The fix was a few steps, none of them hard, just things I had to work through one at a time. First, point the static pod manifests at the new IP:

sudo sed -i ’s/192.168.1.169/192.168.1.168/g’ /etc/kubernetes/manifests/etcd.yaml sudo sed -i ’s/192.168.1.169/192.168.1.168/g’ /etc/kubernetes/manifests/kube-apiserver.yaml

Then etcd kept getting rejected with tls: bad certificate — because even though the manifests now pointed at the right IP, the actual peer certificate’s Subject Alternative Name still said 192.168.1.169. Renewing the cert with kubeadm’s built-in renew command didn’t pick up the new IP either; it just reissued the same cert with the same stale SAN. Had to delete it and regenerate from scratch:

sudo rm /etc/kubernetes/pki/etcd/peer.crt /etc/kubernetes/pki/etcd/peer.key sudo kubeadm init phase certs etcd-peer

That generated a fresh cert with the correct IP in it. Last step, tell the rest of the etcd cluster about the node’s new peer address so the other two members would stop rejecting its handshake:

kubectl exec -n kube-system etcd-master – etcdctl –endpoints=https://127.0.0.1:2379 –cacert=/etc/kubernetes/pki/etcd/ca.crt –cert=/etc/kubernetes/pki/etcd/server.crt –key=/etc/kubernetes/pki/etcd/server.key member update 23130d76a17b1dd1 –peer-urls=https://192.168.1.168:2380

Deleted the etcd pod on that node to force a clean restart with the new cert and updated peer URL, and within a couple of minutes it rejoined and the cluster had full quorum again.

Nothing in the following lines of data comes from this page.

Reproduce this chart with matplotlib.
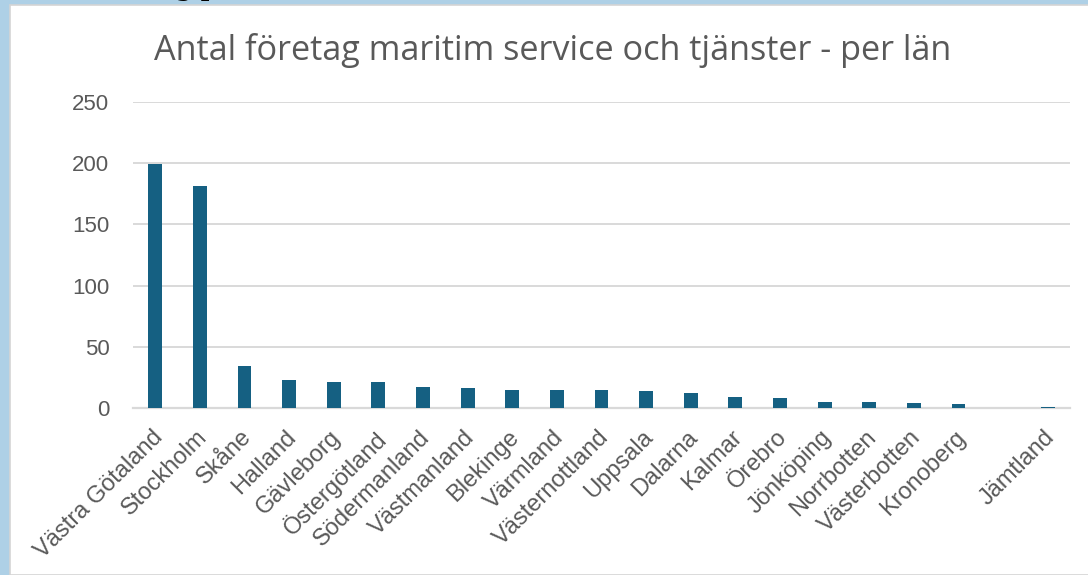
import matplotlib.pyplot as plt
import matplotlib.transforms as mtransforms
from matplotlib.patches import Rectangle

# data
LAN = ['Västra Götaland', 'Stockholm', 'Skåne', 'Halland', 'Gävleborg',
       'Östergötland', 'Södermanland', 'Västmanland', 'Blekinge', 'Värmland',
       'Västernottland', 'Uppsala', 'Dalarna', 'Kalmar', 'Örebro',
       'Jönköping', 'Norrbotten', 'Västerbotten', 'Kronoberg', '', 'Jämtland']
ANTAL = [199, 181, 34, 23, 21, 21, 17, 16, 15, 15, 15, 14, 12, 9, 8,
         5, 5, 4, 3, 0, 1]
TITLE = 'Antal företag maritim service och tjänster - per län'
Y_TICKS = [0, 50, 100, 150, 200, 250]

BAR_COLOR = '#156082'
TEXT_COLOR = '#595959'
GRID_COLOR = '#d9d9d9'

W, H = 1088, 575
fig = plt.figure(figsize=(W / 100, H / 100), dpi=100, facecolor='#aed0e6')

# cut-off heading above the card
fig.text(176 / W, 1 + 4 / H, 'g p', family='DejaVu Serif', weight='bold',
         fontsize=17, color='black', va='baseline', ha='left', zorder=-2)

# white chart card
card = Rectangle((10 / W, 0), 1, 1 - 5 / H, transform=fig.transFigure,
                 facecolor='white', edgecolor='#d4d4d4', linewidth=1.2, zorder=-1)
fig.patches.append(card)

ax = fig.add_axes([133 / W, 1 - 408 / H, 937 / W, 306 / H])
ax.set_facecolor('none')
x = range(len(LAN))
ax.bar(x, ANTAL, width=0.31, color=BAR_COLOR, zorder=3)

ax.set_xlim(-0.5, len(LAN) - 0.5)
ax.set_ylim(0, 250)
ax.set_yticks(Y_TICKS)
ax.yaxis.grid(True, color=GRID_COLOR, linewidth=1.4, zorder=0)
ax.set_axisbelow(True)
for side in ['top', 'right', 'left']:
    ax.spines[side].set_visible(False)
ax.spines['bottom'].set_color(GRID_COLOR)
ax.spines['bottom'].set_linewidth(1.6)

ax.tick_params(axis='y', length=0, pad=17, labelsize=16, labelcolor=TEXT_COLOR)
ax.tick_params(axis='x', length=0, pad=13, labelsize=17, labelcolor=TEXT_COLOR)
ax.set_xticks(list(x))
ax.set_xticklabels(LAN, rotation=45, ha='right', rotation_mode='anchor')
shift = mtransforms.ScaledTranslation(-4 / 100, 0, fig.dpi_scale_trans)
for lbl in ax.get_xticklabels():
    lbl.set_transform(lbl.get_transform() + shift)
for lbl in ax.get_xticklabels() + ax.get_yticklabels():
    lbl.set_family('Liberation Sans')

fig.text(553 / W, 1 - 60 / H, TITLE, ha='center', va='baseline',
         fontsize=24.7, color=TEXT_COLOR, family='Open Sans')

fig.savefig('out.png', dpi=100, facecolor=fig.get_facecolor())
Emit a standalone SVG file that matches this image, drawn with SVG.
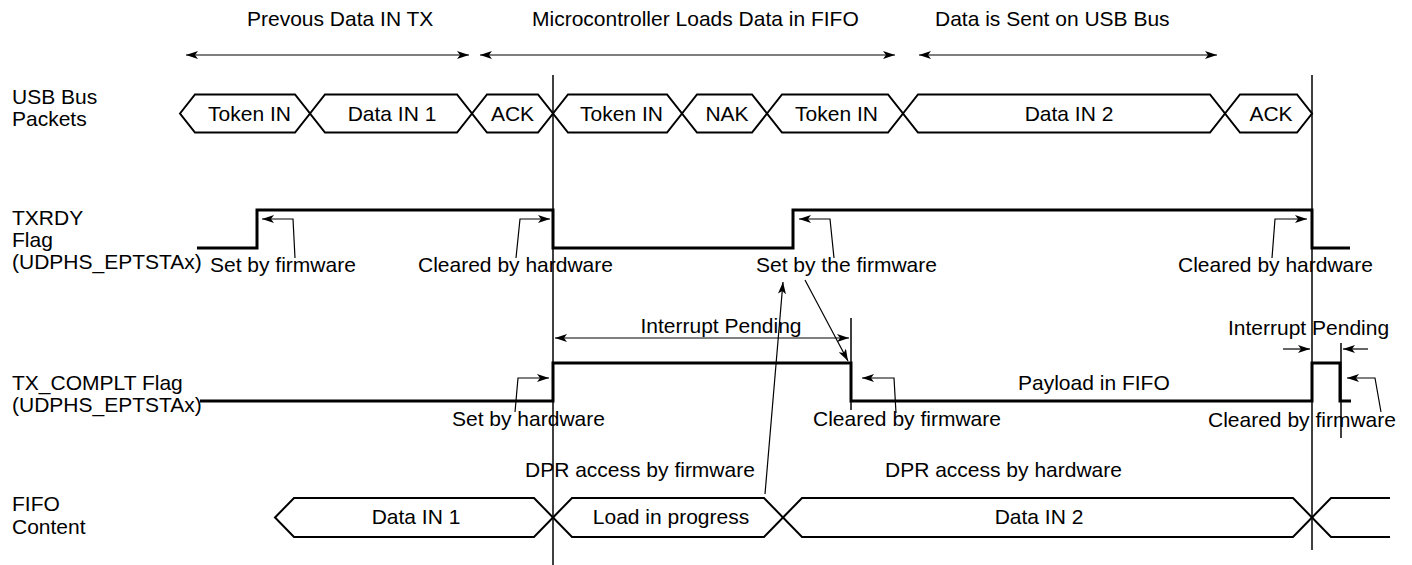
<svg xmlns="http://www.w3.org/2000/svg" width="1412" height="565" viewBox="0 0 1412 565">
<defs>
<marker id="ah" viewBox="0 0 12 8" refX="12" refY="4" markerWidth="12" markerHeight="8" markerUnits="userSpaceOnUse" orient="auto-start-reverse">
<path d="M0,0 L12,4 L0,8 L3,4 z" fill="#000"/>
</marker>
</defs>
<style>
text{font-family:"Liberation Sans",Arial,sans-serif;font-size:21px;fill:#000}
.m{text-anchor:middle}
.bus{fill:none;stroke:#000;stroke-width:2;stroke-linejoin:miter}
.sig{fill:none;stroke:#000;stroke-width:3}
.vl{stroke:#000;stroke-width:1.5;fill:none}
.ld{stroke:#000;stroke-width:1.2;fill:none;marker-end:url(#ah)}
.dbl{stroke:#000;stroke-width:1.2;fill:none;marker-end:url(#ah);marker-start:url(#ah)}
</style>
<rect width="1412" height="565" fill="#fff"/>

<g id="phases">
<text x="247" y="26">Prevous Data IN TX</text>
<text x="532" y="26">Microcontroller Loads Data in FIFO</text>
<text x="935" y="26">Data is Sent on USB Bus</text>
<line class="dbl" x1="186" y1="55" x2="469" y2="55"/>
<line class="dbl" x1="480" y1="55" x2="895" y2="55"/>
<line class="dbl" x1="919" y1="55" x2="1217" y2="55"/>
</g>

<g id="labels">
<text x="12" y="104">USB Bus</text>
<text x="12" y="126">Packets</text>
<text x="12" y="225">TXRDY</text>
<text x="12" y="247">Flag</text>
<text x="12" y="269">(UDPHS_EPTSTAx)</text>
<text x="12" y="390">TX_COMPLT Flag</text>
<text x="12" y="412">(UDPHS_EPTSTAx)</text>
<text x="12" y="511">FIFO</text>
<text x="12" y="534">Content</text>
</g>

<g id="packets">
<path class="bus" d="M180,113.5 L195,94.5 L295,94.5 L310,113.5 L295,132.5 L195,132.5 Z"/>
<path class="bus" d="M310,113.5 L325,94.5 L457,94.5 L472,113.5 L457,132.5 L325,132.5 Z"/>
<path class="bus" d="M472,113.5 L487,94.5 L538,94.5 L553,113.5 L538,132.5 L487,132.5 Z"/>
<path class="bus" d="M553,113.5 L568,94.5 L667,94.5 L682,113.5 L667,132.5 L568,132.5 Z"/>
<path class="bus" d="M682,113.5 L697,94.5 L752,94.5 L767,113.5 L752,132.5 L697,132.5 Z"/>
<path class="bus" d="M767,113.5 L782,94.5 L888,94.5 L903,113.5 L888,132.5 L782,132.5 Z"/>
<path class="bus" d="M903,113.5 L918,94.5 L1210,94.5 L1225,113.5 L1210,132.5 L918,132.5 Z"/>
<path class="bus" d="M1225,113.5 L1240,94.5 L1297,94.5 L1312,113.5 L1297,132.5 L1240,132.5 Z"/>
<text class="m" x="249.5" y="121">Token IN</text>
<text class="m" x="392" y="121">Data IN 1</text>
<text class="m" x="512.5" y="121">ACK</text>
<text class="m" x="621.5" y="121">Token IN</text>
<text class="m" x="727" y="121">NAK</text>
<text class="m" x="836.5" y="121">Token IN</text>
<text class="m" x="1069" y="121">Data IN 2</text>
<text class="m" x="1271" y="121">ACK</text>
</g>

<g id="txrdy">
<polyline class="sig" points="197,248 257,248 257,210 553,210 553,248 793,248 793,210 1312,210 1312,248 1350,248"/>
<text x="210" y="272">Set by firmware</text>
<text x="418" y="272">Cleared by hardware</text>
<text x="756" y="272">Set by the firmware</text>
<text x="1178" y="272">Cleared by hardware</text>
</g>

<g id="txcomplt">
<polyline class="sig" points="200,401 553,401 553,363 851,363 851,401 1312,401 1312,363 1340,363 1340,401 1351,401"/>
<text class="m" x="721" y="333">Interrupt Pending</text>
<text x="1228" y="335">Interrupt Pending</text>
<text x="452" y="426">Set by hardware</text>
<text x="813" y="426">Cleared by firmware</text>
<text x="1018" y="390">Payload in FIFO</text>
<text x="1208" y="427">Cleared by firmware</text>
</g>

<g id="fifo">
<path class="bus" d="M275,517.5 L294,498 L534,498 L553,517.5 L534,537 L294,537 Z"/>
<path class="bus" d="M553,517.5 L572,498 L764,498 L783,517.5 L764,537 L572,537 Z"/>
<path class="bus" d="M783,517.5 L802,498 L1293,498 L1312,517.5 L1293,537 L802,537 Z"/>
<path class="bus" d="M1390,498 L1331,498 L1312,517.5 L1331,537 L1390,537"/>
<text class="m" x="416" y="524">Data IN 1</text>
<text class="m" x="671" y="524">Load in progress</text>
<text class="m" x="1039" y="524">Data IN 2</text>
<text x="525" y="477">DPR access by firmware</text>
<text x="885" y="477">DPR access by hardware</text>
</g>

<g id="connectors">
<line class="vl" x1="553" y1="75" x2="553" y2="565"/>
<line class="vl" x1="1312" y1="75" x2="1312" y2="550"/>
<line class="vl" x1="851" y1="318" x2="851" y2="410"/>
<line class="vl" x1="1341" y1="343" x2="1341" y2="438"/>
<polyline class="ld" points="295,258 293,219 262,219"/>
<polyline class="ld" points="516,258 520,219 550,219"/>
<polyline class="ld" points="834,258 830,219 799,219"/>
<polyline class="ld" points="1272,258 1275,219 1307,219"/>
<polyline class="ld" points="515,412 518,378 549,378"/>
<polyline class="ld" points="896,413 894,378 862,378"/>
<polyline class="ld" points="1381,412 1375,378 1347,378"/>
<line class="dbl" x1="555" y1="338" x2="849" y2="338"/>
<line class="ld" x1="1283" y1="349" x2="1310" y2="349"/>
<line class="ld" x1="1368" y1="349" x2="1343" y2="349"/>
<line class="ld" x1="765" y1="494" x2="783" y2="282"/>
<line class="ld" x1="805" y1="280" x2="848" y2="361"/>
</g>
</svg>
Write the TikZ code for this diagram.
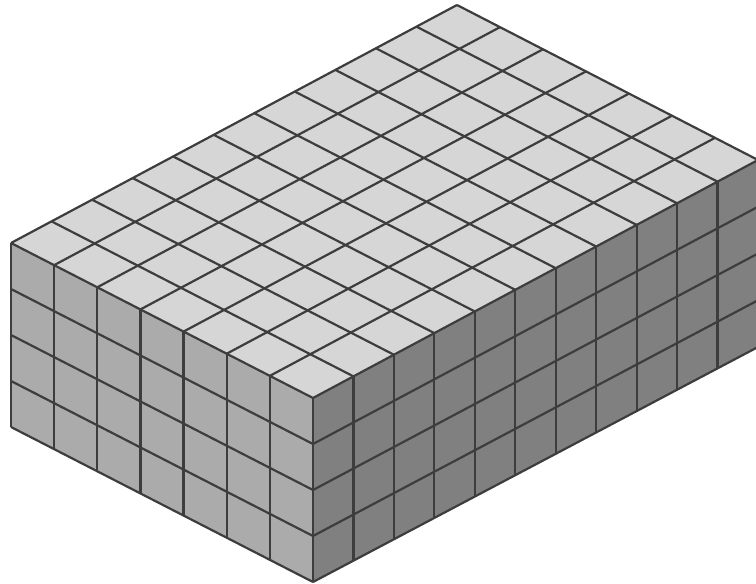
\documentclass[tikz,border=0pt]{standalone}
\usetikzlibrary{calc}
\begin{document}
\begin{tikzpicture}[
  x=1pt,y=-1pt,line width=2.2pt,line join=round,
  grid line/.style={draw=black!76},
  top face/.style={fill=black!16},
  left face/.style={fill=black!33},
  right face/.style={fill=black!50}
]
  \useasboundingbox (0,0) rectangle (756,584);
  % Corners of the box.
  \coordinate (apex) at (457,5);
  \coordinate (west) at (11,243);
  \coordinate (front) at (313,398);
  \coordinate (east) at (758,160);
  \coordinate (westlow) at (11,427);
  \coordinate (frontlow) at (313,582);
  \coordinate (eastlow) at (758,347);

  \fill[top face] (apex) -- (west) -- (front) -- (east) -- cycle;
  \fill[left face] (west) -- (front) -- (frontlow) -- (westlow) -- cycle;
  \fill[right face] (front) -- (east) -- (eastlow) -- (frontlow) -- cycle;

  % Top grid, 7 cells by 11 cells.
  \foreach \i in {0,...,7}
    \draw[grid line] ($(west)!\i/7!(front)$) -- ($(apex)!\i/7!(east)$);
  \foreach \j in {0,...,11}
    \draw[grid line] ($(west)!\j/11!(apex)$) -- ($(front)!\j/11!(east)$);

  % Left side.
  \foreach \i in {0,...,7}
    \draw[grid line] ($(west)!\i/7!(front)$) -- ($(westlow)!\i/7!(frontlow)$);
  \foreach \k in {1,...,4}
    \draw[grid line] ($(west)!\k/4!(westlow)$) -- ($(front)!\k/4!(frontlow)$);

  % Right side.
  \foreach \j in {1,...,11}
    \draw[grid line] ($(front)!\j/11!(east)$) -- ($(frontlow)!\j/11!(eastlow)$);
  \foreach \k in {1,...,4}
    \draw[grid line] ($(front)!\k/4!(frontlow)$) -- ($(east)!\k/4!(eastlow)$);
\end{tikzpicture}
\end{document}
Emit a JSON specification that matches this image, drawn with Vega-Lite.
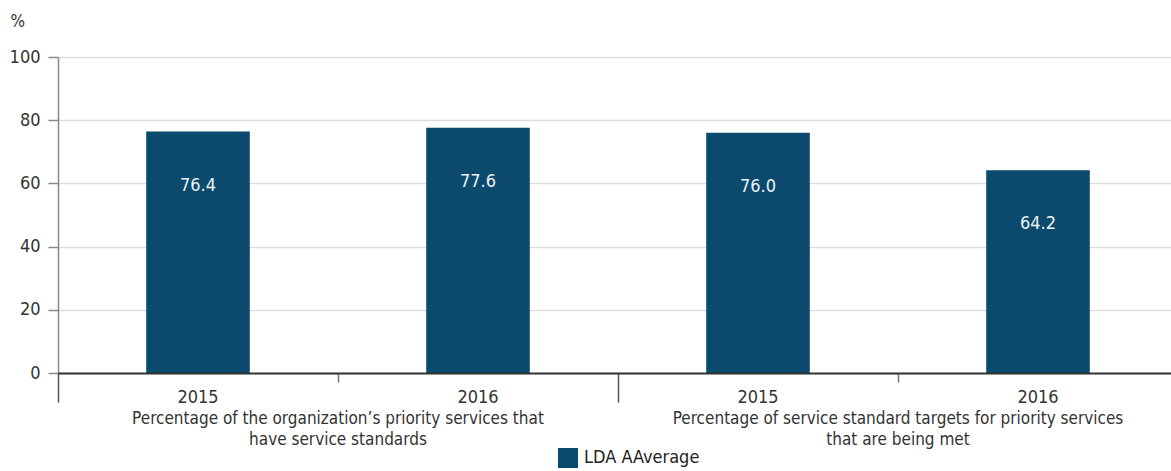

The whole thing took about half an hour, mostly spent reading logs to figure out which layer was actually broken — first the manifest’s IP, then the cert’s SAN, then the membership record. Three different things all pointing at the same underlying problem, which is a good way to learn that “TLS handshake failed” rarely tells you exactly which of those three it is on the first try.

What actually held up

Everything else came back without me touching it:

• All five nodes reconnected to Tailscale on their own, no manual steps
• ArgoCD picked up right where it left off and reconciled every application
• Ingress, internal DNS, service-to-service traffic — all fine, none of it ever depended on local IPs to begin with
• The health data pipeline ran its nightly sync that same night like nothing had happened

The only thing that needed hands-on attention was the one piece whose security model — not its networking — was still tied to a local address.

The actual lesson

I didn’t design this cluster to be portable as some kind of clever flex. I designed it that way because I had a feeling I’d be moving eventually and didn’t want network config to be one more thing to deal with on top of everything else moving day brings. Most of the stack honored that decision without me having to think about it again. One layer — a certificate issued weeks earlier when I added that third control plane — quietly didn’t, because at the time, certs and local IPs were just a mechanical detail of joining a node, not something I cross-checked against the bigger architectural bet I’d already made.

Lesson noted for next time: when a node joins this cluster, double check what its certs are actually bound to before assuming “it’s all on Tailscale anyway” covers it. It mostly does. It’s the part that doesn’t that finds you on moving day.